We are keeping track of what I am calling Amway Center Phase 2, a $100 million entertainment complex that is planned to be built in the land surrounding Amway Center. The plan includes purchasing the parking lot immediately across the street from Amway Center and the Orlando Police Headquarters.
As was suspected at the beginning of the whole process of building Amway Center, the Magic are exploring several options to complete this plan — including the landmark Orlando Union Rescue Mission (the building with the red neon cross that can be seen on I-4).
Mark Schlueb of the Orlando Sentinel reports the Magic are expected to meet with representatives from the Orlando Union Rescue Mission to discuss the possibility of purchasing the property. Mission CEO Allen Harden told Schlueb that the Magic would definitely like to have the property since it is on the same block as the proposed entertainment complex.
These negotiations, if successful, will not end the mission, which has been located in Downtown Orlando since the 1960s. The charity, which acts as a homeless shelter with a religious bent, provides immediate needs to homeless in Downtown Orlando.
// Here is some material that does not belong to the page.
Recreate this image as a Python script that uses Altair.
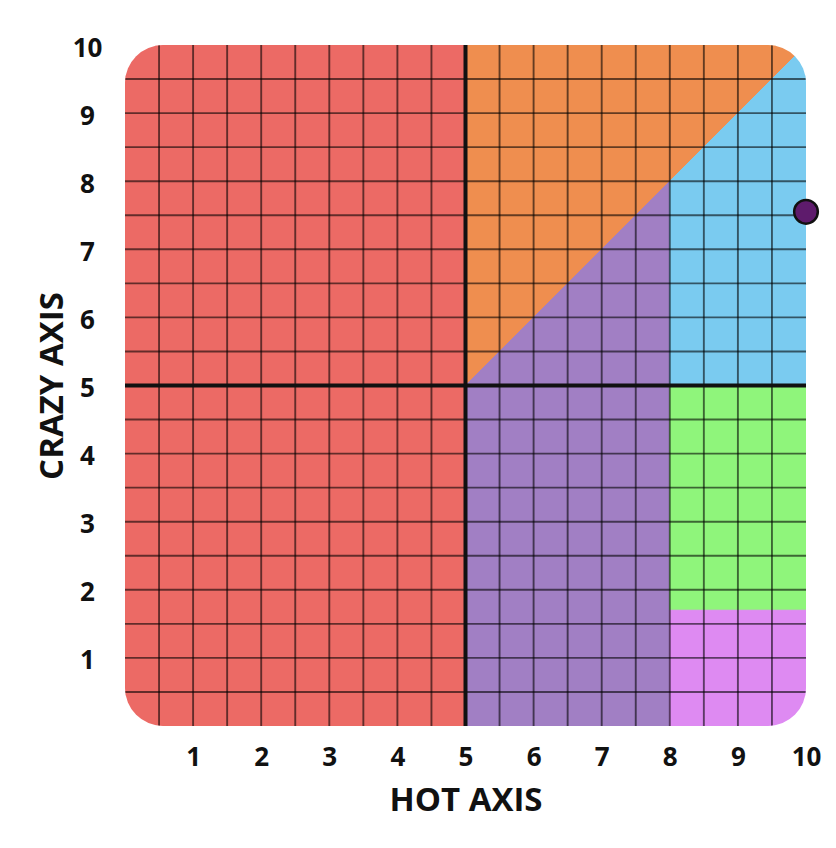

Their main shelter is located a few blocks away on Washington Street (the famed neon cross is located on Central Street near the Amway Center and serves as a men's shelter).
That is to say, if the Magic do end up purchasing this location, the charity will not be shutting its doors or ceasing its services.
It does raise another issue that many opponents of the Amway Center feared and that Orlando Magic officials tried to alleviate at the time the building was proposed. That, of course, is the issue of gentrification and the pushing out of services and homes available to lower income families.
Nobody argues that this is happening. The Parramore area on the north side of I-4 is one of the poorest areas in Orlando. Spend a day following Orlando Firehouse No. 2, "The Pride of Parramore," for a day and you might understand some of the issues facing this area.
Amway Center, along with the Orlando Arena once upon a time and other developments, were supposed to benefit this area by bringing buisness to the area, inviting people to spend money in the area and sort of bring the area out of the wilderness of economic fortune. In reality, while some businesses in the area are owned and benefited by the new arena, most people are likely pushed further away from downtown.
That is the unfortunate reality of enlarging downtown options. Those that previously owned the land have to move out and move elsewhere.
The Magic have done a good job trying to reach out to the community and donate their time and money. They are not necessarily "bad guys" in this situation. They donate time to the Coalition for the Homeless in Downtown Orlando every Thanksgiving and they built those basketball courts throughout the entire city as part of the arena deal.
That does not even count the countless hours the Magic as an organization spend throughout the community and the countless hours Magic players spend on their own in community endeavors.
This is simply a reality of trying to provide entertainment options in Downtown Orlando.